Certaines des mesures (réformes de la fiscalité et du travail) nécessitent l’approbation du Congrès, mais l’abolition des subventions sur le carburant est entrée en vigueur immédiatement, avec une augmentation du diesel de 1,03 $ le gallon à 2,27 $ et de l’essence de 1,85 $ le gallon à 2,30 $. Bien sûr, cette mesure a provoqué une colère de masse, car elle aura un effet d’entraînement sur les prix des transports en commun et des biens de consommation.
Mouvement de masse contre le paquet
Dès que les mesures ont été annoncées mardi, des manifestations spontanées ont eu lieu dans la capitale Quito contre le paquet. Les chauffeurs d’autobus, de taxis et de camions ont déclaré un arrêt national et ils ont été rejoints par des organisations étudiantes et syndicales appelant à des manifestations et à des grèves.

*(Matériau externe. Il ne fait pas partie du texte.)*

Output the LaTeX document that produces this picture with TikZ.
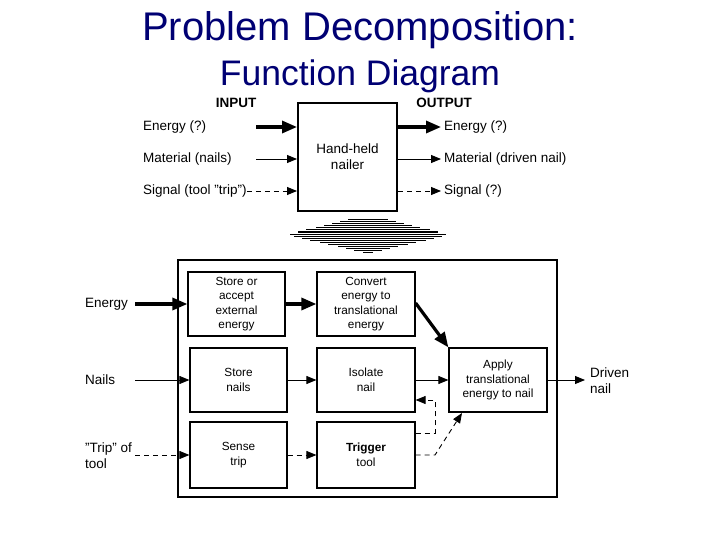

Le mouvement a été particulièrement important à Quito, mais a touché la plupart des provinces du pays. Dans certaines provinces, la puissante organisation autochtone CONAIE a déclaré son propre état d’urgence. Lundi 7 octobre, avant l’arrivée des colonnes indigènes dans la capitale Quito, Lenín Moreno a dû quitter le palais présidentiel et déplacer le gouvernement à Guayaquil, deuxième ville du pays.
Le gouvernement a réagi par une répression policière brutale en tirant des gaz lacrymogènes sur les manifestants et en les écrasant ensuite avec des véhicules blindés. Plus de 200 personnes ont été arrêtées au cours de la journée dans la seule capitale. L’armée est sortie dans les rues de plusieurs villes pour affronter les manifestants. Rien de tout cela n’a entamé l’humeur des manifestants, qui ont chanté des slogans comme « Fuera Moreno » (Moreno, dehors!), « O se va el paquetazo o se va el gobierno » (soit le paquet est retiré, soit le gouvernement doit partir »), « El pueblo no se ahueva, carajo » (Le peuple n’a pas peur !).
Lors d’une réunion élargie du Conseil de ministres, il y a eu des divergences sur la voie à suivre. Certains ont suggéré de suspendre la levée des subventions pour le carburant afin d’apaiser les protestations. D’autres craignaient que cela ne fasse qu’encourager le mouvement contre l’ensemble du paquet. Le ministre des Finances Martínez a menacé de démissionner si des concessions étaient faites. Les fissures au sommet ont révélé la force du mouvement par le bas.
Le président Lenín Moreno devait faire une émission nationale, qui a ensuite été retardée et finalement annulée et remplacée par une vidéo préenregistrée de trois minutes, vantant les mérites du paquet, disant qu’il n’y avait ni retour en arrière ni place pour des négociations et avertissant les manifestants qu’ils allaient « faire face aux conséquences ». Le président s’était en effet enfui à Guayaquil, d’où il avait déclaré l’état d’urgence (estado de excepción) pour 60 jours, suspendant ainsi la liberté d’association et de réunion. De toute évidence, le gouvernement a été ébranlé par l’ampleur et le caractère colérique des manifestations et craignait, à juste titre, d’être renversé.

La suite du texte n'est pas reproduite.